Several high-ranking Latter-day Saint leaders met Thursday with Vice President Mike Pence about a common concern: religious freedom in the United States and across the globe.

Members of The Church of Jesus Christ of Latter-day Saints want to be able to “go anywhere in the world to witness and testify to what we believe, and not be persecuted or threatened because of our position on Jesus Christ,” M. Russell Ballard, acting president of the faith’s Quorum of the Twelve Apostles, told reporters after his exchange with Pence. “Everybody should have the same opportunity.”

They did not discuss countries such as mainland China and Russia, where open proselytizing is forbidden, Ballard said, but they did mention “the broad expanse of the church worldwide, where we have missionaries scattered all over the world, trying to share our religious beliefs.”

The vice president, an evangelical Christian, shares that missionary view, the 90-year-old Ballard said.
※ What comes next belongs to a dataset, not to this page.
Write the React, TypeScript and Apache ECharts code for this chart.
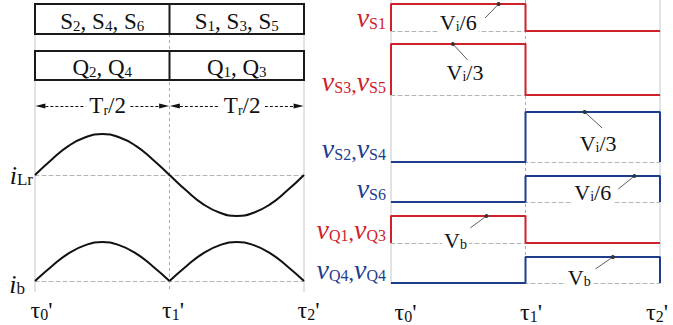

It is an important concern.

He used “this little trilogy — faith, family and freedom,” said apostle Ronald A. Rasband, who joined Ballard at the meeting. “We told him that would go over well in Utah.”

Rasband added that Latter-day Saints need to “be vocal” about religious freedom “in the public square and on social media.”

But they should not be alone in these actions, he said. “We need to be in a chorus, not soloists. ... We need all believers speaking together.”

That’s happening, Rasband said, mentioning the March audience Ballard attended at the Vatican with Latter-day Saint President Russell M. Nelson and Pope Francis, the first-ever meeting between a Mormon prophet and a Catholic pope.

During Thursday’s 30-minute meeting at Salt Lake City’s Grand America Hotel, where Pence was staying during his short visit to the Beehive State, the group — which also included Jack N. Gerard, a general authority Seventy — discussed several other mutual concerns.

They touched on the issue of immigration, without going into specifics, Gerard said, “other than our humanitarian efforts with refugees.”

Pence thanked the Latter-day Saint representatives for the faith’s “significant [humanitarian] footprint around the world,” the Seventy said, “where we continue to assist Father in Heaven’s children any way we can.”

They talked about the rising economic and political crisis in Venezuela, which is on the vice president’s mind, Ballard said, and it is also a country that worries Latter-day Saint leaders.

The Utah-based faith has “ a large congregation of members there,” he said, “and we are doing everything we can to see that they have something to eat. It is a terrible thing that is happening there.”

They also discussed a lack of civility in the rising generation, Gerard said, on the internet, and in society more broadly.

In the end, the church authorities told Pence they would “pray for him,” Ballard said. “We hope he is praying for us, too.”